Last week, the Department of Labor moved forward with its process on expanding the fiduciary standard for brokers who work on retirement accounts. This is good news for investors, who will benefit from advice that takes their best interests into account. This is bad news for brokers, wirehouses, and financial advisors who have gotten a free pass to sell their clients “suitable” products with high commissions.
The rules proposed by the DOL are not in full effect. Rather, this part of the process has moved to the “review” phase where financial industry professionals can comment and provide guidance on the proposed ruling. You can bet that the lobbyists are going crazy trying to make sure that the new rules are softened to allow business to continue as usual.
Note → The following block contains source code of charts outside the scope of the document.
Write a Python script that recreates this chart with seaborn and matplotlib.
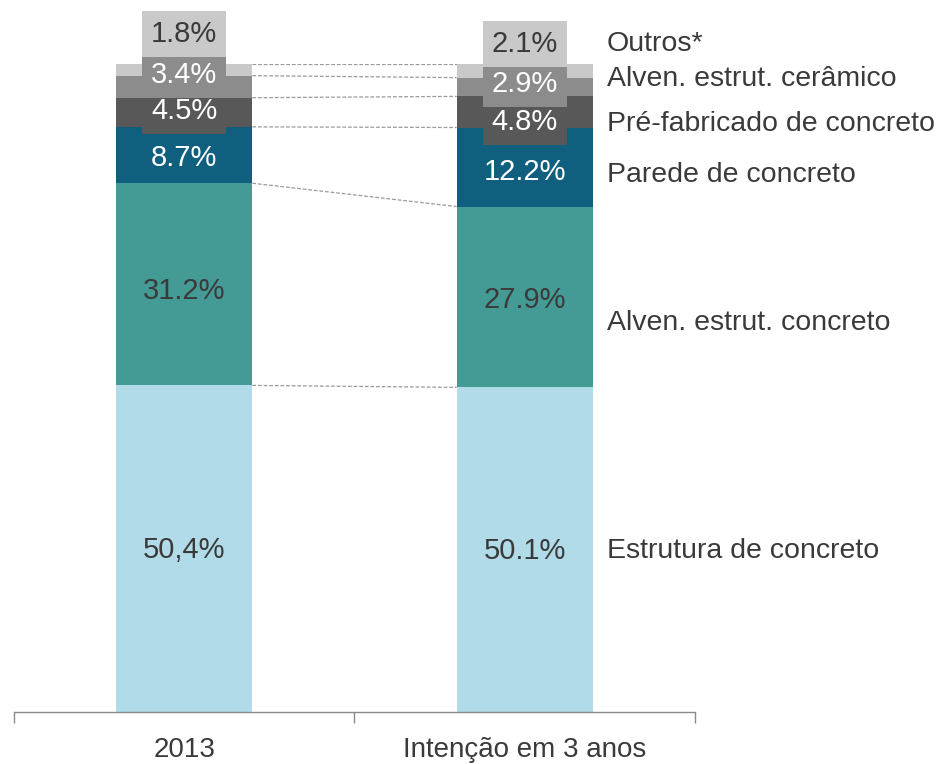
import matplotlib
matplotlib.use("Agg")
import matplotlib.pyplot as plt
import seaborn as sns
import numpy as np

# data
categories = ["2013", "Intenção em 3 anos"]
series = ["Estrutura de concreto", "Alven. estrut. concreto", "Parede de concreto",
          "Pré-fabricado de concreto", "Alven. estrut. cerâmico", "Outros*"]
values_2013 = [50.4, 31.2, 8.7, 4.5, 3.4, 1.8]
values_3anos = [50.1, 27.9, 12.2, 4.8, 2.9, 2.1]
labels_2013 = ["50,4%", "31.2%", "8.7%", "4.5%", "3.4%", "1.8%"]
labels_3anos = ["50.1%", "27.9%", "12.2%", "4.8%", "2.9%", "2.1%"]

# styles
colors = ["#b1dbe8", "#449a94", "#105f7e", "#585858", "#8c8c8c", "#c9c9c9"]
text_colors = ["#3a3a3a", "#3a3a3a", "white", "white", "white", "#3a3a3a"]
boxed = [False, False, False, True, True, True]
offs_2013 = [-0.2, -1.1, -0.5, 0.2, 1.8, 5.5]
offs_3anos = [-0.2, -0.5, -0.8, -1.6, 0.5, 4.1]
series_label_y = [24.9, 60.1, 82.8, 90.7, 97.7, 103.1]

sns.set_style("white")
plt.rcParams["font.family"] = ["Liberation Sans", "DejaVu Sans"]

fig = plt.figure(figsize=(9.45, 7.64), dpi=100)
ax = fig.add_axes([14 / 945, 52 / 764, 681 / 945, 648 / 764])

width = 0.4
bottom = np.zeros(2)
for i, name in enumerate(series):
    vals = [values_2013[i], values_3anos[i]]
    sns.barplot(x=categories, y=vals, bottom=bottom, color=colors[i],
                width=width, saturation=1, ax=ax, zorder=2, linewidth=0)
    bottom = bottom + np.array(vals)

# dashed connectors between stacks
cum_a = np.cumsum(values_2013)
cum_b = np.cumsum(values_3anos)
for ya, yb in zip(cum_a, cum_b):
    ax.plot([width / 2, 1 - width / 2], [ya, yb], ls="--", color="#9a9a9a",
            lw=0.9, zorder=1, dashes=(3, 1.5))

# value labels
for xi, vals, labs, offs in [(0, values_2013, labels_2013, offs_2013),
                             (1, values_3anos, labels_3anos, offs_3anos)]:
    cum = np.cumsum(vals)
    for i, v in enumerate(vals):
        y = cum[i] - v / 2 + offs[i]
        bbox = None
        if boxed[i]:
            bbox = dict(boxstyle="square,pad=0.3", fc=colors[i], ec="none")
        ax.text(xi, y, labs[i], ha="center", va="center", fontsize=21,
                color=text_colors[i], bbox=bbox, zorder=5)

# series names on the right
for name, y in zip(series, series_label_y):
    ax.text(1.241, y, name, ha="left", va="center", fontsize=20.5,
            color="#3a3a3a", clip_on=False)

ax.set_xlim(-0.5, 1.5)
ax.set_ylim(0, 100)
ax.set_yticks([])
ax.set_xticks([-0.5, 0.5, 1.5])
ax.set_xticklabels([])
ax.set_xticks([0, 1], minor=True)
ax.set_xticklabels(categories, minor=True, fontsize=20, color="#3a3a3a")
ax.tick_params(axis="x", which="major", direction="out", length=8,
               width=1, color="#8a8a8a", bottom=True)
ax.tick_params(axis="x", which="minor", length=0, pad=18)
ax.set_xlabel("")
for s in ["top", "right", "left"]:
    ax.spines[s].set_visible(False)
ax.spines["bottom"].set_color("#8a8a8a")
ax.spines["bottom"].set_linewidth(1)
ax.patch.set_alpha(0)

fig.savefig("out.png", dpi=100)
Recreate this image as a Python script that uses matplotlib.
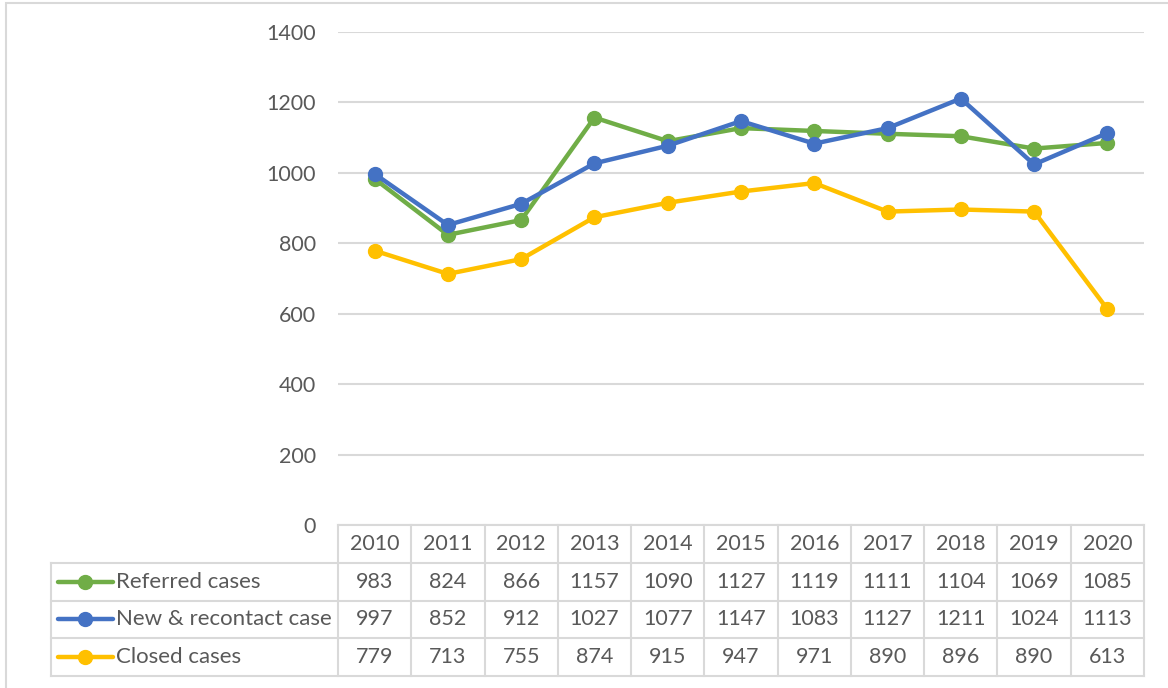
import matplotlib.pyplot as plt
from matplotlib.patches import Rectangle

years = ['2010', '2011', '2012', '2013', '2014', '2015', '2016', '2017', '2018', '2019', '2020']
referred = [983, 824, 866, 1157, 1090, 1127, 1119, 1111, 1104, 1069, 1085]
new_recontact = [997, 852, 912, 1027, 1077, 1147, 1083, 1127, 1211, 1024, 1113]
closed = [779, 713, 755, 874, 915, 947, 971, 890, 896, 890, 613]
names = ['Referred cases', 'New & recontact case', 'Closed cases']
colors = ['#70AD47', '#4472C4', '#FFC000']
yticks = [0, 200, 400, 600, 800, 1000, 1200, 1400]

plt.rcParams['font.family'] = ['Lato', 'DejaVu Sans']
txt = '#595959'
grid = '#D9D9D9'
W, H = 1168, 688

fig = plt.figure(figsize=(W / 100, H / 100), dpi=100)

# outer chart frame
fig.patches.append(Rectangle((6 / W, -0.1), 1.2, 1 - 3.5 / H + 0.1, transform=fig.transFigure,
                             fill=False, edgecolor=grid, linewidth=1.5))

# plot area
left, right, top, bottom = 338, 1144, 32, 525
ax = fig.add_axes([left / W, 1 - bottom / H, (right - left) / W, (bottom - top) / H])
x = list(range(len(years)))
for vals, c in zip([referred, new_recontact, closed], colors):
    ax.plot(x, vals, color=c, linewidth=3.2, marker='o', markersize=10, solid_capstyle='round')
ax.set_xlim(-0.5, len(years) - 0.5)
ax.set_ylim(0, 1400)
ax.set_yticks(yticks)
ax.set_xticks([])
ax.grid(axis='y', color=grid, linewidth=1.5)
ax.set_axisbelow(True)
for s in ax.spines.values():
    s.set_visible(False)
ax.tick_params(axis='y', length=0, pad=16, labelsize=15.5, labelcolor=txt)

# data table
tl, tr, tt, tb = 51, 1142, 525, 676
unit = (right - left) / len(years)
tax = fig.add_axes([tl / W, 1 - tb / H, (tr - tl) / W, (tb - tt) / H])
lab_w = (left - tl) / unit
xl = -0.5 - lab_w
xr = len(years) - 0.5
tax.set_xlim(xl, xr + (tr - right) / unit)
tax.set_ylim(0, 4)
tax.axis('off')
lw = 1.5
tax.plot([-0.5, xr], [4, 4], color=grid, lw=lw, clip_on=False)
for yy in [3, 2, 1, 0]:
    tax.plot([xl, xr], [yy, yy], color=grid, lw=lw, clip_on=False)
tax.plot([xl, xl], [0, 3], color=grid, lw=lw, clip_on=False)
for i in range(len(years) + 1):
    tax.plot([i - 0.5, i - 0.5], [0, 4], color=grid, lw=lw, clip_on=False)

fs_num = 15.5
fs_lab = 16
for i, yr in enumerate(years):
    tax.text(i, 3.5, yr, ha='center', va='center', fontsize=fs_num, color=txt)
for r, (vals, nm, c) in enumerate(zip([referred, new_recontact, closed], names, colors)):
    yc = 2.5 - r
    for i, v in enumerate(vals):
        tax.text(i, yc, str(v), ha='center', va='center', fontsize=fs_num, color=txt)
    tax.plot([xl + 0.09, xl + 0.84], [yc, yc], color=c, lw=3.2, solid_capstyle='round', clip_on=False)
    tax.plot([xl + 0.465], [yc], marker='o', markersize=10, color=c, clip_on=False)
    tax.text(xl + 0.89, yc, nm, ha='left', va='center', fontsize=fs_lab, color=txt)

fig.savefig('out.png', dpi=100)
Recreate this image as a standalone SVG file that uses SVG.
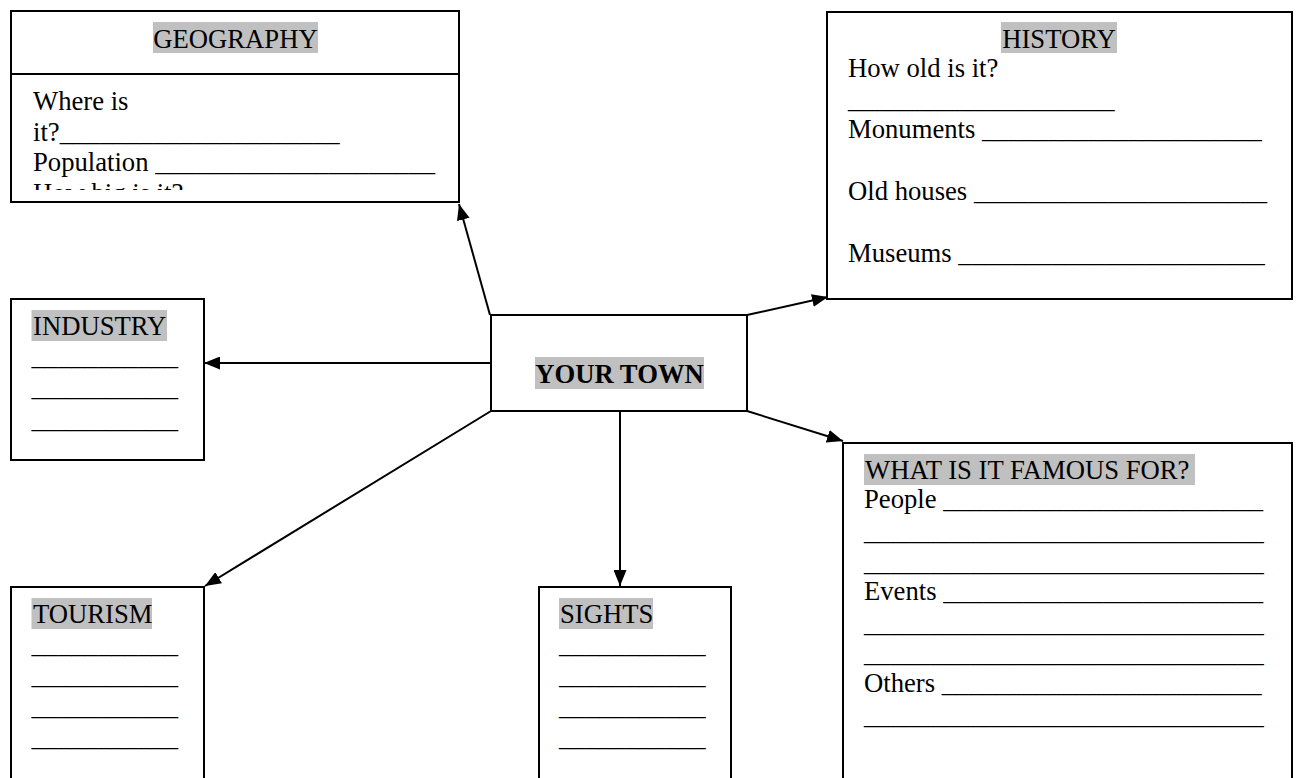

However, the administration is clearly hoping for a win by backing the new rules especially given the much vaunted but under delivering expansion of consumer protections under the Dodd-Frank act. In fact, the review phase is already moving faster than expected (by a full month) in an effort to steamroll the new rules into effect quickly.
This may be the end of the line for business as usual, and it certainly represents a sea-change in the way brokers can attract new business if they cannot conform to the higher standard. We expect to see unscrupulous brokers and advisers scrambling to adopt multiple lines of business – fiduciary and non-fiduciary – in an effort to convince their clients that they’ll maintain their best interest. It’s going to be a hard sell.